Moving to the California wines, we started with some of the younger cuvées, including the 1991 Robert Mondavi Cabernet Sauvignon Reserve. One of my favorite wines since its release, it shows no signs of weakening. In fact, it is still in its pre-adolescent stage of development. The color is a dense, thick, ruby/purple to the rim, and the wine exhibits classic crème de cassis, graphite, incense, and cedar characteristics along with full-bodied power, and extraordinary purity, symmetry, and overall balance. There is not a hard edge to be found, and the finish is long. This beauty should continue to age magnificently for another two decades or more. Jumping back in time, the 1984 Heitz Martha’s Vineyard revealed subtle notes of eucalyptus and mint intermixed with copious quantities of red and black fruits, damp earth, forest floor, and spice. Opulent, medium to full-bodied, pure, and rich, it has still not reached full maturity after 24 years. The 1984 Groth Cabernet Sauvignon Reserve was made during a period when Nils Venge was producing the wines (a number of great Cabernets were fashioned from the early to mid-eighties at this estate). Initially, it exhibited a distinctive bell pepper aroma, but that quickly blew off to reveal more cedar and black currant scents along with a dense ruby/purple color, beautiful opulence, and a fresh, full-bodied finish. While it had more textural interest than actual complexity, it was a big hit with all my guests. The dense ruby/purple-hued 1984 Dunn Cabernet Sauvignon Howell Mountain was very approachable, but still quite young. Aromas of black fruits, cold steel, damp earth, and spice were followed by a full-bodied, powerful wine with another twenty years of life ahead of it.

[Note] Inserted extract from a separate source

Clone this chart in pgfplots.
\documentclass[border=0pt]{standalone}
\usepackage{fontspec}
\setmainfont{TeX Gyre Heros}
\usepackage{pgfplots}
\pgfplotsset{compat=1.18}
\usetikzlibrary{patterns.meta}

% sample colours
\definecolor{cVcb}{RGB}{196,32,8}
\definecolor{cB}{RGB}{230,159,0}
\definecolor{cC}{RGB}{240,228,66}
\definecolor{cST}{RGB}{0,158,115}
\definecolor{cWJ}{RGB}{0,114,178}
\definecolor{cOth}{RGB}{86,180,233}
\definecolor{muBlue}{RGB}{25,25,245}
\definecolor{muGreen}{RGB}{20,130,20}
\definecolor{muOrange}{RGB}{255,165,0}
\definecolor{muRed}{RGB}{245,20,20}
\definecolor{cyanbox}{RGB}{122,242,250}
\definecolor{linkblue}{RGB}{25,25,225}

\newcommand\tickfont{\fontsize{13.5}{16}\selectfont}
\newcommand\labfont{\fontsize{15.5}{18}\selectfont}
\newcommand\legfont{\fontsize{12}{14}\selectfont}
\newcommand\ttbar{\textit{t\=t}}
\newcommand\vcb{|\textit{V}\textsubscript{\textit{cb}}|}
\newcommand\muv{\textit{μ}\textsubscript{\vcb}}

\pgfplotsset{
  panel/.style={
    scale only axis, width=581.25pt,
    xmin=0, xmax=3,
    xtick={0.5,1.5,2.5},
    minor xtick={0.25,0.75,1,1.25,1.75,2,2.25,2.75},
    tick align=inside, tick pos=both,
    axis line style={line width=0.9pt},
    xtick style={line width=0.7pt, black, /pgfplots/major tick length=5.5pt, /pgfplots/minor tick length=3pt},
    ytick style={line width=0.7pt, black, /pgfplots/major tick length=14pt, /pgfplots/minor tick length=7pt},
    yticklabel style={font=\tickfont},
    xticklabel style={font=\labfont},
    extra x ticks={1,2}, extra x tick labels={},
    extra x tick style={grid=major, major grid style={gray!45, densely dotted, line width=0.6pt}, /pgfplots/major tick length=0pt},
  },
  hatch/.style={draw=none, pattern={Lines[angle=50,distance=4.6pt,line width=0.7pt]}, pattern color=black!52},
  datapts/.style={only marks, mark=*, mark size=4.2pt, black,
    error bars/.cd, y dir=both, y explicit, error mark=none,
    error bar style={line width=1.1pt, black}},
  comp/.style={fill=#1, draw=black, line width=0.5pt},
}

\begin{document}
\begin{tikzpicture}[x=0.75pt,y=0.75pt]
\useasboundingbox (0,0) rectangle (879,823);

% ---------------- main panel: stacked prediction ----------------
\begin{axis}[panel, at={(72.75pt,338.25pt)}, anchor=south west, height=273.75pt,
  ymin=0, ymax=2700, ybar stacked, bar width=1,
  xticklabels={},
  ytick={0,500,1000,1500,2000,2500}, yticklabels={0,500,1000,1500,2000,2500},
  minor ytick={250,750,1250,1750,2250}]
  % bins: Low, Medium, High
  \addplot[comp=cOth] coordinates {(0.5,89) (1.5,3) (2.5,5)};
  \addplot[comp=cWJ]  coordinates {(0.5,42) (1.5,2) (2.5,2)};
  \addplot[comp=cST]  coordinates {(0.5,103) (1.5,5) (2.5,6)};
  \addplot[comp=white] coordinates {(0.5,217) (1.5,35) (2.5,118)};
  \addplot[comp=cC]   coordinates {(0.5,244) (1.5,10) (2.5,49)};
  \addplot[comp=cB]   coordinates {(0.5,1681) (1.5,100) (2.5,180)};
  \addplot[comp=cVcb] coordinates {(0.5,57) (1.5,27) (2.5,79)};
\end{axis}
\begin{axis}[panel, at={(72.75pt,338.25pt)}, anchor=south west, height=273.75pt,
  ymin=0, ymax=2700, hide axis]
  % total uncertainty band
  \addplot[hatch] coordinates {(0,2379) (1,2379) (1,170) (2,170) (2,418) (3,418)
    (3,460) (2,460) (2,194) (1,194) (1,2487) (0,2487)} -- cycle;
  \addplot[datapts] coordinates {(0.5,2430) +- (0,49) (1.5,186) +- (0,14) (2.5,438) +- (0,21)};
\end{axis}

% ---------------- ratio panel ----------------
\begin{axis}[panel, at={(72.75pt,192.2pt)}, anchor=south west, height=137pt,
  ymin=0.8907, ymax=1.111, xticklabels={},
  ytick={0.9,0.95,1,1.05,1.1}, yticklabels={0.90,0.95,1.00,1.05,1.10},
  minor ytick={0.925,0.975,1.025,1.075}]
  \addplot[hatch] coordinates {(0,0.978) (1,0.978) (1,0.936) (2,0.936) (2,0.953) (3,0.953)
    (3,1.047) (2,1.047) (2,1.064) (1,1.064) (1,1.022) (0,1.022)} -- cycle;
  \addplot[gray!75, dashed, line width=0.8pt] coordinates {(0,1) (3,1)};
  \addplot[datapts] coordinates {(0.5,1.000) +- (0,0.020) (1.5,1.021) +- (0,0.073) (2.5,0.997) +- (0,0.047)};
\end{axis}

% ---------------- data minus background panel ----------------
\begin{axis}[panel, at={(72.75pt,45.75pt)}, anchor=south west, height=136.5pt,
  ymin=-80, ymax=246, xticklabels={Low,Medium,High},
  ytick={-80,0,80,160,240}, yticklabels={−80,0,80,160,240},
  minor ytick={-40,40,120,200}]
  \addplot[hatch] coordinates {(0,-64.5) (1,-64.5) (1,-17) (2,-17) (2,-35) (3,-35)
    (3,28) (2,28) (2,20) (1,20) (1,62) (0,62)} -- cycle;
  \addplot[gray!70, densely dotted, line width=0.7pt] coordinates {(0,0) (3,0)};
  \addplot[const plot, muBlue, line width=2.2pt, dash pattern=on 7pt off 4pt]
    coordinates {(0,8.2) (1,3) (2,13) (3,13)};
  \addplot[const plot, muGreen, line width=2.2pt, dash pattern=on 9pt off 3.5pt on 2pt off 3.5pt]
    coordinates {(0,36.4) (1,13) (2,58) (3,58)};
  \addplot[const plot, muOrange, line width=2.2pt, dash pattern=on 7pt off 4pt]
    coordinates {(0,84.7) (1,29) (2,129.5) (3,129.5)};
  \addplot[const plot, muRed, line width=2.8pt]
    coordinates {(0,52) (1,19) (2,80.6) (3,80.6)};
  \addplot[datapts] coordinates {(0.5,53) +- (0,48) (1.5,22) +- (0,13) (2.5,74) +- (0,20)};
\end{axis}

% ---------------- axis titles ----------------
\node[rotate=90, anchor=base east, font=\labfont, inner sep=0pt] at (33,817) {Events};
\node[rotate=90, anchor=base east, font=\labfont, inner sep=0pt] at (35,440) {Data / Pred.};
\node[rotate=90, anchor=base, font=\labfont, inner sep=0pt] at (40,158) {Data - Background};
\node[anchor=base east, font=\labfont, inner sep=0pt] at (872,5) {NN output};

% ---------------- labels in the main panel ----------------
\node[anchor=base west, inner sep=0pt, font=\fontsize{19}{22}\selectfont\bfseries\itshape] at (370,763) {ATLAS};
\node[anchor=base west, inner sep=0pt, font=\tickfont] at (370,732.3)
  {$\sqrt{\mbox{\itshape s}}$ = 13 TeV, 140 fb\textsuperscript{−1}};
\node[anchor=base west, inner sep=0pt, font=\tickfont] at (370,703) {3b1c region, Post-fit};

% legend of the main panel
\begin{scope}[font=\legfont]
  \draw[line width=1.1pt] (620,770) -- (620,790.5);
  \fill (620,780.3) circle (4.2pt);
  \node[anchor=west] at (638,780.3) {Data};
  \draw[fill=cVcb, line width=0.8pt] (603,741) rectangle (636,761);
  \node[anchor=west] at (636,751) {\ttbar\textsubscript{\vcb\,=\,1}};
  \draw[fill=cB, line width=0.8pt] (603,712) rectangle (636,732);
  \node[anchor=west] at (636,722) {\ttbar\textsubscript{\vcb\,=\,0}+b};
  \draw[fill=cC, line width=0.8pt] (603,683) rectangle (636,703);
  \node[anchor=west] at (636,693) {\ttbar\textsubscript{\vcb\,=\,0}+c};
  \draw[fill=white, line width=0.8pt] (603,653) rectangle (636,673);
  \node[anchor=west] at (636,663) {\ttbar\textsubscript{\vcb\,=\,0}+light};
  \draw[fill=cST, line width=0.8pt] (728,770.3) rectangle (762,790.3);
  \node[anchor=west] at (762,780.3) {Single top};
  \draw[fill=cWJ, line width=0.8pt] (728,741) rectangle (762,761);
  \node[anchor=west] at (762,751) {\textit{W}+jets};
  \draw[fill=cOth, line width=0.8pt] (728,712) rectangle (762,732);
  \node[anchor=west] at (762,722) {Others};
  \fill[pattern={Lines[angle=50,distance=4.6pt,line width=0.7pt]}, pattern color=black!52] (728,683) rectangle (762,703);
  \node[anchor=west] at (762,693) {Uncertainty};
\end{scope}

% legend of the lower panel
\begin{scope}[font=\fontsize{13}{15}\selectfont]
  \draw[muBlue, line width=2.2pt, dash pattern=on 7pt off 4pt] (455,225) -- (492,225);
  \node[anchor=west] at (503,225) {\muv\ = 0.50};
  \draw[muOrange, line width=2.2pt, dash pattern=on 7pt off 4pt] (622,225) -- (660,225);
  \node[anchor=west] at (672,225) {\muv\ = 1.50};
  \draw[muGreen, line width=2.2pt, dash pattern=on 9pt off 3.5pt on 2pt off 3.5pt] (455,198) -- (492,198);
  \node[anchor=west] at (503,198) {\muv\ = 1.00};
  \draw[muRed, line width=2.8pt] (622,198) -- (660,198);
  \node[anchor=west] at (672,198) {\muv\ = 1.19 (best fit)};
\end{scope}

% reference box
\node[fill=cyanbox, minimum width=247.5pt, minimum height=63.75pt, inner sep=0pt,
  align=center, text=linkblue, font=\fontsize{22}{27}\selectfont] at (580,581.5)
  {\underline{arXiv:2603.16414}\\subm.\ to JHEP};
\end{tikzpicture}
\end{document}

The 1985 Ridge Monte Bello did not perform well at this dinner. Its color was a healthy deep ruby/purple, but a charred, obvious American oak component was surprising, particularly as I am a huge fan of this wine. In the mouth, it was austere, green, and tannic. This bottle has been resting in my cellar since its release, and while there is plenty of upside left in the wine, its blatant oaky/vegetal side was off-putting.

Moving back to the decade of the seventies was rewarding. The 1977 Joseph Phelps Insignia displayed beautifully complex, cedary, roasted herb, and black currant fruit flavors, medium to full body, not the weight or richness of some of the other Cabernets, but an elegant Bordeaux character that would be hard to distinguish from a classified growth in a blind tasting. The 1978 Diamond Creek Cabernet Sauvignon Volcanic Hill was a dead-ringer for a powerful Latour. A classic Pauillac perfume of leather, walnuts, black currants, cedar, and tar soared from the glass of this dark plum/purple-colored 1978. A terrific example of a twenty-year old Cabernet Sauvignon, the wine is explosively rich, opulent, dense, and has aged magnificently, yet it has another 15-20 years of life remaining. The 1974 Mayacamas Cabernet Sauvignon (brought by one of the guests), which can be a huge fruit bomb, did not appear to be a perfectly stored bottle. It revealed a touch of unreleased CO2 as well as a sort of soupiness that I have never seen in other bottles of this cuvée. This is another great Cabernet Sauvignon from a producer who is no longer making wines at this level. Even though this bottle was slightly off, there was plenty of interest in this wine. Although the 1974 BV Cabernet Sauvignon Private Reserve Georges Latour is at the end of its life, it is still drinkable. A light orange/amber color is accompanied by notes of sweet oak, cherries, currants, and caramel that quickly fade in the glass. A sign of the “good ole days” was the $7.99 price tag on the 1975 Joseph Phelps Cabernet Sauvignon. Much more alive than the 1974 BV Private Reserve, the 1975 Phelps Cabernet exhibited a deep ruby color, plenty of attractive fruit, bit not a great deal of complexity. Still intact, it can be drunk with considerable pleasure.

As for the food, I was the chef, and with all modesty, I must say that no one makes better jumbo lump Maryland crab cakes. Moreover, I would put my homemade spaghetti and meatballs against the finest from New York, Baltimore, Philadelphia, or Chicago’s Little Italy!